Returning to our story in Numbers, access to life was provided, but the snakes were not whisked away, possibly because they weren’t actually sent by God. And I think our lives are like that. Conflicts in our marriage don’t resolve overnight, even after multiple prayers for that to happen. Some forms of physical pain or illness may remain chronic throughout a person’s life. Violence may continue to rage around us, seemingly unchecked. What God offers is a richly textured and purposeful life amid the challenging circumstances that we face.
What God offers is a gradual maturing that moves us from habits of thrashing into habits that support personal and collective thriving, wherever we find ourselves. And this is a great miracle.
God offers relationship and God comes to us in the flesh, providing in the person of Jesus someone we can look upon to expand our capacity to understand and imagine and rediscover love. Even when we are feeling completely gutted by pain and confusion, we are met by a love that is more powerful, passionate, and unconditional than most of our past stories would set us up to believe. If we can just look up and give the reality of this love a chance, we find that the hollowness within, the dark and frightening cavity of uncertainty, begins to fill as the soul expands and rises up within that place.
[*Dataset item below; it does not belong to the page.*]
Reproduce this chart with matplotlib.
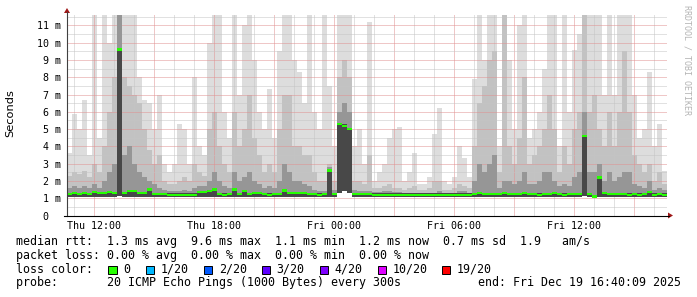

This is the great mystery that scripture invites me to contemplate. Even the darker stories in the Bible do not fail me when they evoke questions that help me recognize my own struggles – and then remember who God is and what God is doing in my life.
In painful places may you lean into habits that help to reduce the thrashing. May you find a way to look up when things feel chaotic and uncertain.
When you find yourself bewildered, within an emotional and spiritual wilderness, may you find a way to trust in a love that feels too good to be true.
It is true. It will find you and it will bring you life and wholeness where and when you least expect it. Even if you thrash, it will find you and meet you where you are.